What vaccinations/immunisations does my child need?

Before birth, a baby receives natural immunity to some diseases from its mother. But this immunity quickly begins to wear off after they are born. The NHS recommends the first lot of vaccines when a baby is around 8 weeks old and a few more before they turn 18.

Here is a table of all the vaccinations your child will need and at what age they are recommended to have them.

United Kingdom's NHS Vaccination Schedule

Age of vaccination

Disease immunised against

Name of vaccination

8 weeks

Diptheria, hepatitis B, Hib, polio, tetanus, whooping cough

Infanrix hexa (also known as the 6-in-1 vaccine)

Pneumococcal infections

Prevenar 13

Rotavirus

Rotarix

Meningococcal B

Bexsero

3 months

Diptheria, hepatitis B, Hib, polio, tetanus, whooping cough (2nd dose)

Infanrix hexa (also known as the 6-in-1 vaccine)

Rotavirus (2nd dose)

Rotarix

4 months

Diptheria, hepatitis B, Hib, polio, tetanus, whooping cough (3rd dose)

Infanrix hexa (also known as the 6-in-1 vaccine)

Pneumococcal infections (2nd dose)

Prevenar 13

Meningococcal B (2nd dose)

Bexsero

1 year

Measles, mumps, rubella

Priorix, or M-M-RVAXPRO

Haemophilus influenzae type b (Hib) and meningitis C

Menitorix

Pneumococcal infections (3rd dose)

Prevenar 13

Meningococcal B (3rd dose)

Bexsero

3 years and 4 months

Diptheria, tetanus, whooping cough, polio

Infanrix IPV, or PEPEVAX (also known as the 4-in-1 pre-school booster)

Measles, mumps, and rubella (2nd dose)

Priorix, or M-M-RVAXPRO (also known as the MMR vaccine)

12-13 years

Human papilloma virus (HPV)

Gardasil

14 years

Tetanus, diptheria, polio

Revaxis (also known as the 3-in-1 teenage booster)

Meningitis, septicaemia (blood poisoning)

Nimenrix

Valid on 11 October 2018

Why does my child need the same vaccine more than once?

The vaccination schedule is designed to try and protect your child for life. To do this, some vaccines are given multiple times over a few years. This is because some vaccines offer high levels of protection after just one dose (such as the MMR vaccine) whilst others are not as effective (the typhoid vaccine, for example) and need to be a repeated a few times so that the benefits don’t wear off.

Can a baby really handle all of those vaccinations?

You might feel that giving too many vaccines at once will be too much for your baby to handle. But research has shown that there are no harmful effects from giving multiple vaccines at one time.
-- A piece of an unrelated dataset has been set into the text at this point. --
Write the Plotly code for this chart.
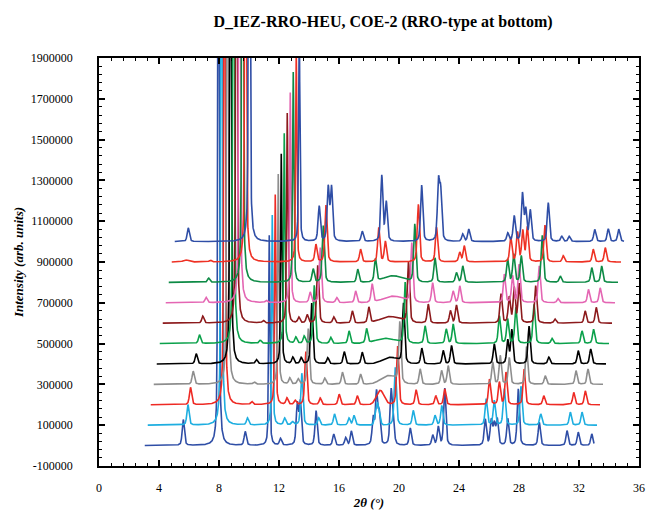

Babies come into contact with huge numbers of different bacteria and viruses from the moment they are born and as their immune systems learn to fight them off, they become stronger. Vaccines simply add a few more (killed or weakened) germs to a baby’s immune system (less than they would usually be exposed to in everyday life!) so they can learn to fight them off too.

Will my baby have side-effects after the vaccination?

After your child is vaccinated, their immune system is hard at work learning how to fight off the disease they’ve been immunised against. Some children may have some mild
side-effects as a result. A common side-effect is pain at the injection site and fever, which can be treated with paracetamol or ibuprofen* (children older than 3 months).

If you are at all worried about your baby’s vaccinations, or have any questions, do not hesitate to contact your doctor.